Chicken Marsala Without Wine

Chicken marsala without wine has become a signature weeknight favorite. Nora’s twist with red grape juice instead of Marsala brings rich, comforting flavor without alcohol. It's a quick, creamy dish the whole family loves.
Prep Time 15 minutes
Cook Time 30 minutes
Total Time 45 minutes
Course Main Course
Cuisine Italian
Servings 4 servings
Calories 365 kcal

Equipment

  • Large Skillet
  • Knife
  • Cutting Board
  • Wooden Spoon
  • Measuring cups and spoons
  • Tongs
  • Mixing Bowl
  • Serving Platter

Ingredients
  

For the Chicken

  • 2 boneless, skinless chicken breasts sliced thin
  • 1 tbsp olive oil
  • 2 tbsp unsalted butter divided
  • salt and black pepper to taste

For the Sauce

  • 2 cups mushrooms cremini or button, sliced
  • 0.5 onion finely chopped
  • 2 cloves garlic minced
  • 0.5 cup red grape juice
  • 1 tbsp balsamic vinegar
  • 0.5 cup low-sodium chicken broth
  • 0.5 cup cream or coconut cream

For Garnish

  • fresh parsley chopped

Instructions
 

  • Season chicken with salt and pepper. Heat olive oil and 1 tbsp butter in a large skillet over medium heat. Cook chicken until golden brown, 3–4 minutes per side.

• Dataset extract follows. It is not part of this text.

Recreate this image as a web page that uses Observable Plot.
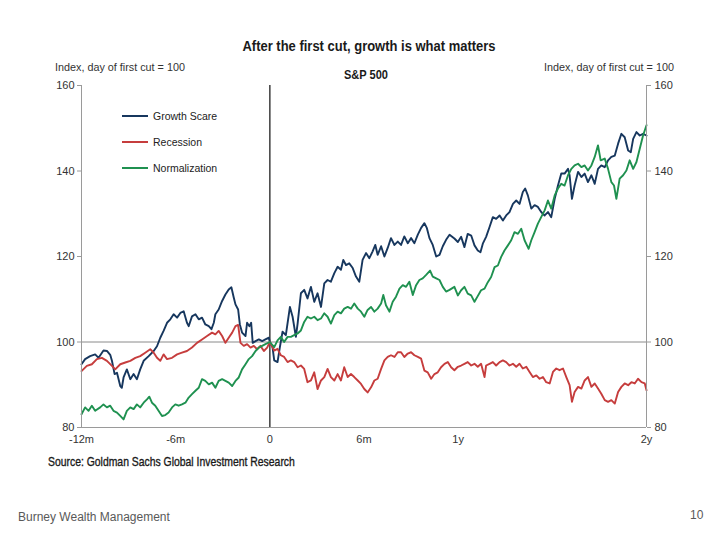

Transfer to a plate and cover.
  • In the same skillet, melt the remaining 1 tbsp butter. Add onion and cook until softened, about 2 minutes. Stir in garlic, cook for 30 seconds.
  • Add mushrooms and cook 5–7 minutes until browned. Pour in grape juice and balsamic vinegar. Scrape up browned bits and simmer 2–3 minutes.
  • Add chicken broth and bring to a simmer. Reduce heat, stir in cream. Simmer gently for 5 minutes until thickened.
  • Return chicken to skillet and spoon sauce over. Simmer 5–7 minutes until chicken is cooked through.

Notes

Use coconut cream for a dairy-free version. For a thicker sauce, stir in a slurry of 1 tsp cornstarch and 2 tsp water. Make ahead by preparing sauce and chicken separately.